» **Material provided**
================================

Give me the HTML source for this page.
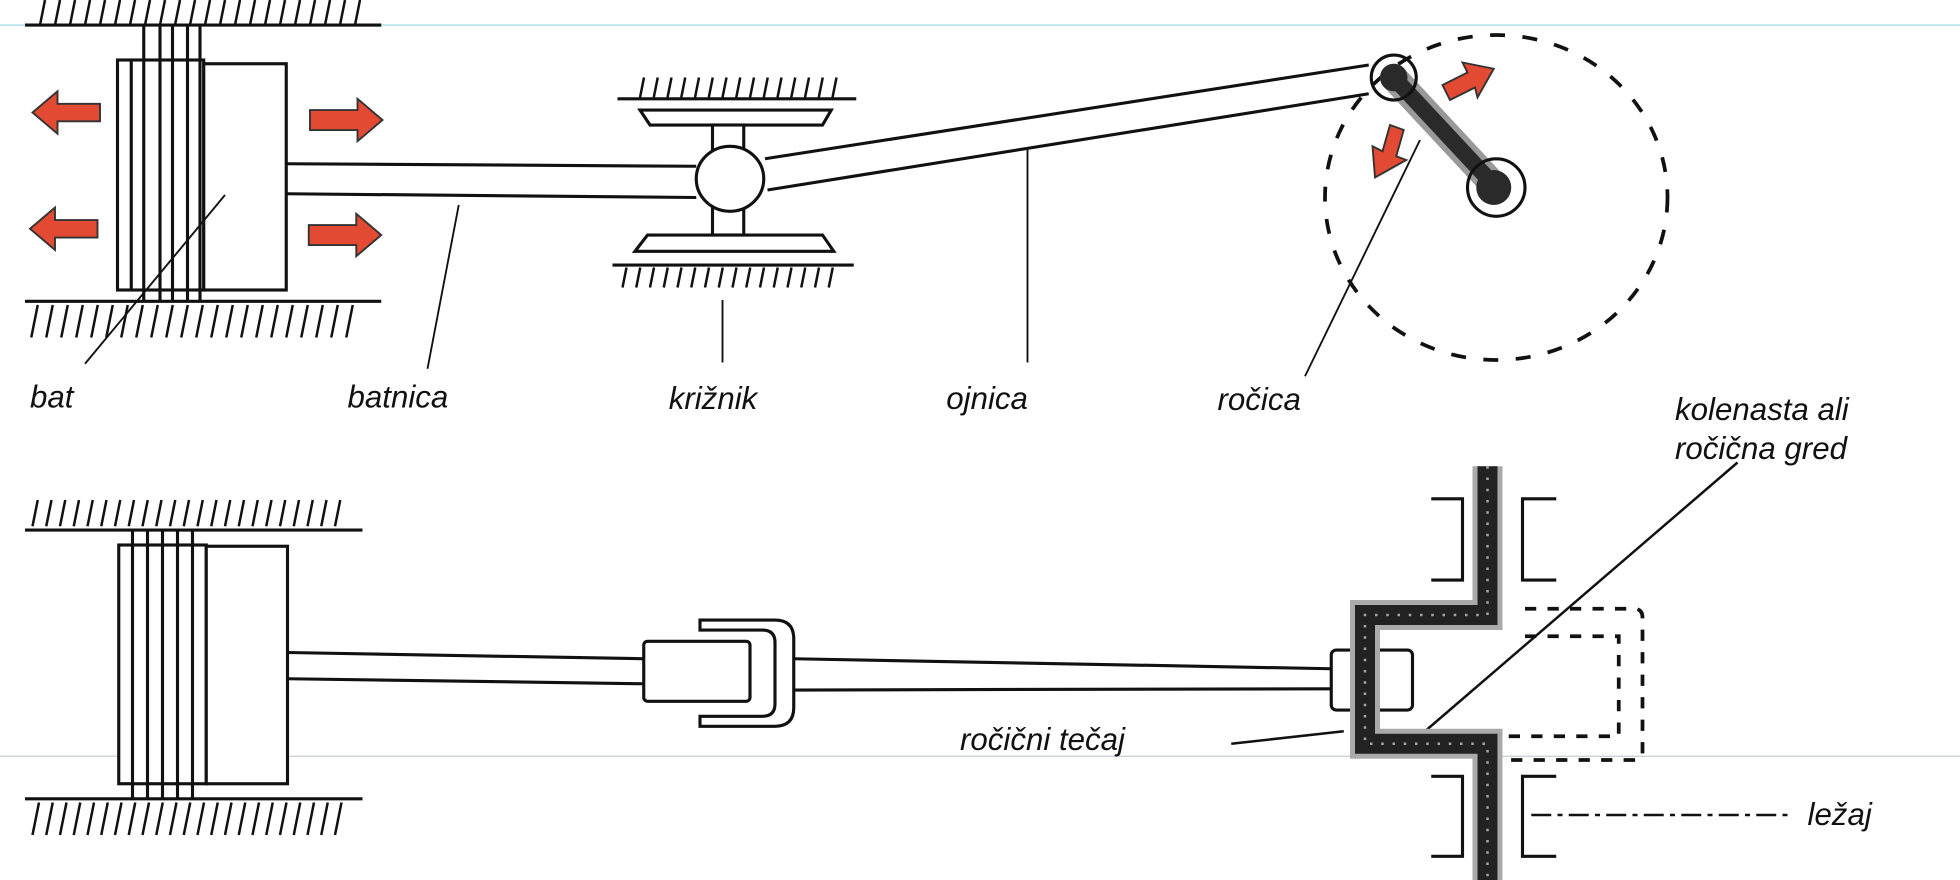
<!DOCTYPE html>
<html><head><meta charset="utf-8"><style>
html,body{margin:0;padding:0;background:#fff;}
svg{display:block;}
text{font-family:"Liberation Sans",sans-serif;font-style:italic;fill:#111;}
</style></head><body>
<svg id="s" width="1960" height="880" viewBox="0 0 1568 704" preserveAspectRatio="none" xmlns="http://www.w3.org/2000/svg">
<rect width="1568" height="704" fill="#fff"/>
<line x1="0" y1="20" x2="1568" y2="20" stroke="#bfe6ec" stroke-width="1.5"/>
<line x1="0" y1="605" x2="1568" y2="605" stroke="#c8ccd4" stroke-width="1"/>
<g id="hatch" stroke="#111" stroke-width="2"></g>
<g stroke="#111" fill="none" stroke-width="2.5">
<line x1="20" y1="20" x2="305" y2="20"/>
<line x1="20" y1="241" x2="305" y2="241"/>
<rect x="94" y="48" width="69" height="184" fill="#fff"/>
<line x1="105" y1="48" x2="105" y2="232"/>
<line x1="115" y1="20" x2="115" y2="241"/><line x1="128" y1="20" x2="128" y2="241"/>
<line x1="138" y1="20" x2="138" y2="241"/><line x1="150" y1="20" x2="150" y2="241"/>
<line x1="160" y1="20" x2="160" y2="241"/>
<rect x="163" y="51" width="66" height="181" fill="#fff"/>
<line x1="229" y1="131" x2="557" y2="133"/>
<line x1="229" y1="155" x2="557" y2="158"/>
<line x1="494" y1="79" x2="685" y2="79"/>
<path d="M512 88 H665 L658 100 H520 Z" fill="#fff"/>
<rect x="570" y="100" width="25" height="22" fill="#fff"/>
<rect x="570" y="165" width="25" height="23" fill="#fff"/>
<path d="M518 188 H658 L667 201 H508 Z" fill="#fff"/>
<line x1="490" y1="212" x2="683" y2="212"/>
<line x1="612" y1="127" x2="1095" y2="52"/>
<line x1="614" y1="152" x2="1095" y2="75"/>
<ellipse cx="584" cy="143" rx="27" ry="26" fill="#fff"/>
<ellipse cx="1197" cy="158" rx="137" ry="130" stroke-dasharray="12 14" stroke-width="3"/>
<line x1="1115" y1="62" x2="1197" y2="150" stroke="#999" stroke-width="22" stroke-linecap="round"/>
<line x1="1115" y1="62" x2="1197" y2="150" stroke="#2a2a2a" stroke-width="13" stroke-linecap="round"/>
<circle cx="1115" cy="62" r="18" fill="none"/>
<circle cx="1115" cy="62" r="11" fill="#2a2a2a" stroke="none"/>
<circle cx="1197" cy="150" r="23" fill="none"/>
<circle cx="1195" cy="150" r="14" fill="#2a2a2a" stroke="none"/>
<g stroke-width="1.5">
<line x1="68" y1="291" x2="180" y2="156"/>
<line x1="342" y1="295" x2="367" y2="164"/>
<line x1="578" y1="240" x2="578" y2="290"/>
<line x1="822" y1="118" x2="822" y2="290"/>
<line x1="1044" y1="301" x2="1136" y2="112"/>
<line x1="1390" y1="370" x2="1140" y2="585" stroke-width="2"/>
</g>
<line x1="20" y1="424" x2="290" y2="424"/>
<line x1="20" y1="639" x2="290" y2="639"/>
<rect x="95" y="436" width="70" height="191" fill="#fff"/>
<line x1="106" y1="424" x2="106" y2="639"/><line x1="118" y1="424" x2="118" y2="639"/>
<line x1="130" y1="424" x2="130" y2="639"/><line x1="142" y1="424" x2="142" y2="639"/>
<line x1="154" y1="424" x2="154" y2="639"/>
<rect x="165" y="437" width="65" height="190" fill="#fff"/>
<line x1="230" y1="522" x2="515" y2="527"/>
<line x1="230" y1="543" x2="515" y2="547"/>
<path d="M560 496 H620 Q635 496 635 511 V566 Q635 581 620 581 H560 V573 H610 Q620 573 620 563 V514 Q620 504 610 504 H560 Z" fill="#fff"/>
<rect x="515" y="513" width="85" height="48" rx="3" fill="#fff"/>
<line x1="635" y1="527" x2="1065" y2="535"/>
<line x1="635" y1="552" x2="1065" y2="551"/>
<rect x="1065" y="520" width="65" height="48" rx="4" fill="#fff"/>
<path d="M1190 373 V492 H1092 V595 H1190 V704" stroke="#aaa" stroke-width="24"/>
<path d="M1190 373 V492 H1092 V595 H1190 V704" stroke="#222" stroke-width="16"/>
<path d="M1190 373 V492 H1092 V595 H1190 V704" stroke="#fff" stroke-width="2" stroke-dasharray="2 7" opacity="0.6"/>
<path d="M1145 399 H1170 V464 H1145"/><path d="M1245 399 H1218 V464 H1245"/>
<path d="M1145 621 H1170 V685 H1145"/><path d="M1245 621 H1218 V685 H1245"/>
<path d="M1220 487 H1307 Q1314 487 1314 494 V603 Q1314 608 1306 608 H1205" stroke-dasharray="9 9" stroke-width="3"/>
<path d="M1220 509 H1295 V589 H1205" stroke-dasharray="9 9" stroke-width="3"/>
<line x1="1225" y1="652" x2="1430" y2="652" stroke-dasharray="16 5 4 5" stroke-width="2"/>
<line x1="985" y1="595" x2="1075" y2="585" stroke-width="2"/>
</g>
<g fill="#e24a33" stroke="#333" stroke-width="1.5">
<path d="M26 90 L46 73 V83 H80 V97 H46 V107 Z"/>
<path d="M24 183 L44 166 V176 H78 V190 H44 V200 Z"/>
<path d="M306 96 L286 79 V88 H248 V104 H286 V113 Z"/>
<path d="M305 188 L285 171 V180 H247 V196 H285 V205 Z"/>
<path d="M1195 55 L1170 50 L1174 58 L1154 68 L1160 80 L1180 70 L1182 78 Z"/>
<path d="M1100 142 L1098 117 L1106 121 L1112 100 L1123 104 L1117 125 L1125 128 Z"/>
</g>
<g font-size="25">
<text x="24" y="326">bat</text>
<text x="278" y="326">batnica</text>
<text x="535" y="327">križnik</text>
<text x="757" y="327">ojnica</text>
<text x="974" y="328">ročica</text>
<text x="1340" y="336">kolenasta ali</text>
<text x="1340" y="367">ročična gred</text>
<text x="768" y="600">ročični tečaj</text>
<text x="1446" y="660">ležaj</text>
</g>
</svg>
<script>
(function(){
var g=document.getElementById('hatch'),ns='http://www.w3.org/2000/svg';
function h(x0,x1,y0,y1,step){for(var x=x0;x<=x1;x+=step){var l=document.createElementNS(ns,'line');var dx=(y1-y0)*0.2;l.setAttribute('x1',x);l.setAttribute('y1',y1);l.setAttribute('x2',x+dx);l.setAttribute('y2',y0);g.appendChild(l);}}
h(32,290,0,20,12);
h(25,285,244,270,12);
h(512,676,62,78,11);
h(498,670,214,230,11);
h(26,276,400,421,11);
h(26,276,642,668,11);
})();
</script>
</body></html>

================================

» **What you need to do**
Print the whole listing above once more, word for word, without its pictures.

» **Correct output**
Give me the HTML source for this page.
<!DOCTYPE html>
<html><head><meta charset="utf-8"><style>
html,body{margin:0;padding:0;background:#fff;}
svg{display:block;}
text{font-family:"Liberation Sans",sans-serif;font-style:italic;fill:#111;}
</style></head><body>
<svg id="s" width="1960" height="880" viewBox="0 0 1568 704" preserveAspectRatio="none" xmlns="http://www.w3.org/2000/svg">
<rect width="1568" height="704" fill="#fff"/>
<line x1="0" y1="20" x2="1568" y2="20" stroke="#bfe6ec" stroke-width="1.5"/>
<line x1="0" y1="605" x2="1568" y2="605" stroke="#c8ccd4" stroke-width="1"/>
<g id="hatch" stroke="#111" stroke-width="2"></g>
<g stroke="#111" fill="none" stroke-width="2.5">
<line x1="20" y1="20" x2="305" y2="20"/>
<line x1="20" y1="241" x2="305" y2="241"/>
<rect x="94" y="48" width="69" height="184" fill="#fff"/>
<line x1="105" y1="48" x2="105" y2="232"/>
<line x1="115" y1="20" x2="115" y2="241"/><line x1="128" y1="20" x2="128" y2="241"/>
<line x1="138" y1="20" x2="138" y2="241"/><line x1="150" y1="20" x2="150" y2="241"/>
<line x1="160" y1="20" x2="160" y2="241"/>
<rect x="163" y="51" width="66" height="181" fill="#fff"/>
<line x1="229" y1="131" x2="557" y2="133"/>
<line x1="229" y1="155" x2="557" y2="158"/>
<line x1="494" y1="79" x2="685" y2="79"/>
<path d="M512 88 H665 L658 100 H520 Z" fill="#fff"/>
<rect x="570" y="100" width="25" height="22" fill="#fff"/>
<rect x="570" y="165" width="25" height="23" fill="#fff"/>
<path d="M518 188 H658 L667 201 H508 Z" fill="#fff"/>
<line x1="490" y1="212" x2="683" y2="212"/>
<line x1="612" y1="127" x2="1095" y2="52"/>
<line x1="614" y1="152" x2="1095" y2="75"/>
<ellipse cx="584" cy="143" rx="27" ry="26" fill="#fff"/>
<ellipse cx="1197" cy="158" rx="137" ry="130" stroke-dasharray="12 14" stroke-width="3"/>
<line x1="1115" y1="62" x2="1197" y2="150" stroke="#999" stroke-width="22" stroke-linecap="round"/>
<line x1="1115" y1="62" x2="1197" y2="150" stroke="#2a2a2a" stroke-width="13" stroke-linecap="round"/>
<circle cx="1115" cy="62" r="18" fill="none"/>
<circle cx="1115" cy="62" r="11" fill="#2a2a2a" stroke="none"/>
<circle cx="1197" cy="150" r="23" fill="none"/>
<circle cx="1195" cy="150" r="14" fill="#2a2a2a" stroke="none"/>
<g stroke-width="1.5">
<line x1="68" y1="291" x2="180" y2="156"/>
<line x1="342" y1="295" x2="367" y2="164"/>
<line x1="578" y1="240" x2="578" y2="290"/>
<line x1="822" y1="118" x2="822" y2="290"/>
<line x1="1044" y1="301" x2="1136" y2="112"/>
<line x1="1390" y1="370" x2="1140" y2="585" stroke-width="2"/>
</g>
<line x1="20" y1="424" x2="290" y2="424"/>
<line x1="20" y1="639" x2="290" y2="639"/>
<rect x="95" y="436" width="70" height="191" fill="#fff"/>
<line x1="106" y1="424" x2="106" y2="639"/><line x1="118" y1="424" x2="118" y2="639"/>
<line x1="130" y1="424" x2="130" y2="639"/><line x1="142" y1="424" x2="142" y2="639"/>
<line x1="154" y1="424" x2="154" y2="639"/>
<rect x="165" y="437" width="65" height="190" fill="#fff"/>
<line x1="230" y1="522" x2="515" y2="527"/>
<line x1="230" y1="543" x2="515" y2="547"/>
<path d="M560 496 H620 Q635 496 635 511 V566 Q635 581 620 581 H560 V573 H610 Q620 573 620 563 V514 Q620 504 610 504 H560 Z" fill="#fff"/>
<rect x="515" y="513" width="85" height="48" rx="3" fill="#fff"/>
<line x1="635" y1="527" x2="1065" y2="535"/>
<line x1="635" y1="552" x2="1065" y2="551"/>
<rect x="1065" y="520" width="65" height="48" rx="4" fill="#fff"/>
<path d="M1190 373 V492 H1092 V595 H1190 V704" stroke="#aaa" stroke-width="24"/>
<path d="M1190 373 V492 H1092 V595 H1190 V704" stroke="#222" stroke-width="16"/>
<path d="M1190 373 V492 H1092 V595 H1190 V704" stroke="#fff" stroke-width="2" stroke-dasharray="2 7" opacity="0.6"/>
<path d="M1145 399 H1170 V464 H1145"/><path d="M1245 399 H1218 V464 H1245"/>
<path d="M1145 621 H1170 V685 H1145"/><path d="M1245 621 H1218 V685 H1245"/>
<path d="M1220 487 H1307 Q1314 487 1314 494 V603 Q1314 608 1306 608 H1205" stroke-dasharray="9 9" stroke-width="3"/>
<path d="M1220 509 H1295 V589 H1205" stroke-dasharray="9 9" stroke-width="3"/>
<line x1="1225" y1="652" x2="1430" y2="652" stroke-dasharray="16 5 4 5" stroke-width="2"/>
<line x1="985" y1="595" x2="1075" y2="585" stroke-width="2"/>
</g>
<g fill="#e24a33" stroke="#333" stroke-width="1.5">
<path d="M26 90 L46 73 V83 H80 V97 H46 V107 Z"/>
<path d="M24 183 L44 166 V176 H78 V190 H44 V200 Z"/>
<path d="M306 96 L286 79 V88 H248 V104 H286 V113 Z"/>
<path d="M305 188 L285 171 V180 H247 V196 H285 V205 Z"/>
<path d="M1195 55 L1170 50 L1174 58 L1154 68 L1160 80 L1180 70 L1182 78 Z"/>
<path d="M1100 142 L1098 117 L1106 121 L1112 100 L1123 104 L1117 125 L1125 128 Z"/>
</g>
<g font-size="25">
<text x="24" y="326">bat</text>
<text x="278" y="326">batnica</text>
<text x="535" y="327">križnik</text>
<text x="757" y="327">ojnica</text>
<text x="974" y="328">ročica</text>
<text x="1340" y="336">kolenasta ali</text>
<text x="1340" y="367">ročična gred</text>
<text x="768" y="600">ročični tečaj</text>
<text x="1446" y="660">ležaj</text>
</g>
</svg>
<script>
(function(){
var g=document.getElementById('hatch'),ns='http://www.w3.org/2000/svg';
function h(x0,x1,y0,y1,step){for(var x=x0;x<=x1;x+=step){var l=document.createElementNS(ns,'line');var dx=(y1-y0)*0.2;l.setAttribute('x1',x);l.setAttribute('y1',y1);l.setAttribute('x2',x+dx);l.setAttribute('y2',y0);g.appendChild(l);}}
h(32,290,0,20,12);
h(25,285,244,270,12);
h(512,676,62,78,11);
h(498,670,214,230,11);
h(26,276,400,421,11);
h(26,276,642,668,11);
})();
</script>
</body></html>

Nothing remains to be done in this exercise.